During NWNR’s conception, part of this exploration had to do with seeking to prove something to The School of Visual Arts, where I studied photography and visual critical studies (VCS). I went into school expecting to be exposed to a range of art throughout human history. While my mom skipped rent sometimes to pay for school, I thought “surely I will be offered skills and knowledge which support my interest in Black art and scholarship.” It did not take long to realize how mediocre the standard for arts education is. How limited a private institutions scope of worthiness can be. I spent a lot of undergrad highlighting these lapses in transparency, competence, and effort– how it all transpired to perpetuate institutional racism. In 2017, I collaborated with artist, activist, and VCS alum Shellyne Rodriguez to produce 1Erasure by Exclusion: How Art Schools and Institutions Uphold White Supremacy.

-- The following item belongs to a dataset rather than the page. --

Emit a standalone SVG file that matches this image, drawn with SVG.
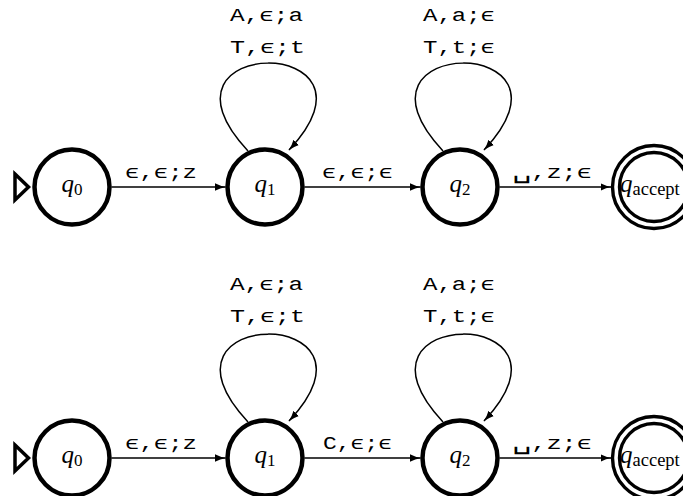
<svg xmlns="http://www.w3.org/2000/svg" width="683" height="496" viewBox="0 0 683 496">
  <style>
    .state { fill: #fff; stroke: #000; stroke-width: 4.5; }
    .acc { fill: none; stroke: #000; stroke-width: 3.4; }
    .start { fill: #fff; stroke: #000; stroke-width: 3.5; stroke-linejoin: miter; }
    .edge { fill: none; stroke: #000; stroke-width: 1.5; marker-end: url(#tip); }
    .lbl { font-family: "Liberation Mono", "DejaVu Sans Mono", monospace; font-size: 19px; fill: #000; }
    .blank { font-size: 24px; }
    .q { font-family: "Liberation Serif", "DejaVu Serif", serif; font-style: italic; font-size: 25px; fill: #000; }
    .sub { font-style: normal; font-size: 17px; }
    .subacc { font-style: normal; font-size: 18.5px; }
  </style>
  <defs>
    <marker id="tip" markerUnits="userSpaceOnUse" markerWidth="12" markerHeight="10" viewBox="0 0 12 10" refX="10.5" refY="5" orient="auto">
      <path d="M0,1.3 Q5,4 11,5 Q5,6 0,8.7 z" fill="#000"/>
    </marker>
  </defs>

  <!-- upper automaton -->
  <g id="connectors-top">
    <path class="edge" d="M111.5,187 H225.5"/>
    <path class="edge" d="M304.5,187 H420.5"/>
    <path class="edge" d="M499.5,187 H611"/>
    <path class="edge" d="M248,151 C138,34 398,34 289,150"/>
    <path class="edge" d="M443,151 C333,34 593,34 484,150"/>
    <text class="lbl" x="125" y="178" textLength="72" lengthAdjust="spacingAndGlyphs">ϵ,ϵ;z</text>
    <text class="lbl" x="322" y="178" textLength="71" lengthAdjust="spacingAndGlyphs">ϵ,ϵ;ϵ</text>
    <text class="lbl" x="512" y="178" textLength="80" lengthAdjust="spacingAndGlyphs"><tspan class="blank">␣</tspan>,z;ϵ</text>
    <text class="lbl" x="230" y="20.5" textLength="73" lengthAdjust="spacingAndGlyphs">A,ϵ;a</text>
    <text class="lbl" x="230" y="52.5" textLength="75" lengthAdjust="spacingAndGlyphs">T,ϵ;t</text>
    <text class="lbl" x="423" y="20.5" textLength="72" lengthAdjust="spacingAndGlyphs">A,a;ϵ</text>
    <text class="lbl" x="423" y="52.5" textLength="72" lengthAdjust="spacingAndGlyphs">T,t;ϵ</text>
  </g>
  <g id="top-q0">
    <polygon class="start" points="15,174 28.5,187 15,200"/>
    <circle class="state" cx="72" cy="187" r="37.5"/>
    <text class="q" x="72" y="192" text-anchor="middle">q<tspan class="sub" dy="3">0</tspan></text>
  </g>
  <g id="top-q1">
    <circle class="state" cx="265" cy="187" r="37.5"/>
    <text class="q" x="265" y="192" text-anchor="middle">q<tspan class="sub" dy="3">1</tspan></text>
  </g>
  <g id="top-q2">
    <circle class="state" cx="460" cy="187" r="37.5"/>
    <text class="q" x="460" y="192" text-anchor="middle">q<tspan class="sub" dy="3">2</tspan></text>
  </g>
  <g id="top-qaccept">
    <circle class="acc" cx="654" cy="187" r="41.5"/>
    <circle class="acc" cx="654" cy="187" r="34.5"/>
    <text class="q" x="620" y="192">q<tspan class="subacc" dy="3">accept</tspan></text>
  </g>

  <!-- lower automaton -->
  <g id="connectors-bottom">
    <path class="edge" d="M111.5,458 H225.5"/>
    <path class="edge" d="M304.5,458 H420.5"/>
    <path class="edge" d="M499.5,458 H611"/>
    <path class="edge" d="M248,422 C138,305 398,305 289,421"/>
    <path class="edge" d="M443,422 C333,305 593,305 484,421"/>
    <text class="lbl" x="125" y="449" textLength="72" lengthAdjust="spacingAndGlyphs">ϵ,ϵ;z</text>
    <text class="lbl" x="323" y="449" textLength="69" lengthAdjust="spacingAndGlyphs">C,ϵ;ϵ</text>
    <text class="lbl" x="512" y="449" textLength="80" lengthAdjust="spacingAndGlyphs"><tspan class="blank">␣</tspan>,z;ϵ</text>
    <text class="lbl" x="230" y="290" textLength="73" lengthAdjust="spacingAndGlyphs">A,ϵ;a</text>
    <text class="lbl" x="230" y="322" textLength="75" lengthAdjust="spacingAndGlyphs">T,ϵ;t</text>
    <text class="lbl" x="423" y="290" textLength="72" lengthAdjust="spacingAndGlyphs">A,a;ϵ</text>
    <text class="lbl" x="423" y="322" textLength="72" lengthAdjust="spacingAndGlyphs">T,t;ϵ</text>
  </g>
  <g id="bottom-q0">
    <polygon class="start" points="15,445 28.5,458 15,471"/>
    <circle class="state" cx="72" cy="458" r="37.5"/>
    <text class="q" x="72" y="463" text-anchor="middle">q<tspan class="sub" dy="3">0</tspan></text>
  </g>
  <g id="bottom-q1">
    <circle class="state" cx="265" cy="458" r="37.5"/>
    <text class="q" x="265" y="463" text-anchor="middle">q<tspan class="sub" dy="3">1</tspan></text>
  </g>
  <g id="bottom-q2">
    <circle class="state" cx="460" cy="458" r="37.5"/>
    <text class="q" x="460" y="463" text-anchor="middle">q<tspan class="sub" dy="3">2</tspan></text>
  </g>
  <g id="bottom-qaccept">
    <circle class="acc" cx="654" cy="458" r="41.5"/>
    <circle class="acc" cx="654" cy="458" r="34.5"/>
    <text class="q" x="620" y="463">q<tspan class="subacc" dy="3">accept</tspan></text>
  </g>
</svg>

Enter The Afrovoid as a means to dismantle the impulse to keep laboring for systems that don’t give a fuck about me–that play dumb about reparations and continue to invest in genocide. Fugitivity is vulnerable to rejection, isolation, and an impoverished sense of self worth–but most of all when you rely on a system that wants to kill you. The Afrovoid’s boundless disassimilation is independent of captivity, but it is a thread. Perhaps paradox is relative and nature’s only identity is change. When we embody change, there is freedom in abstraction.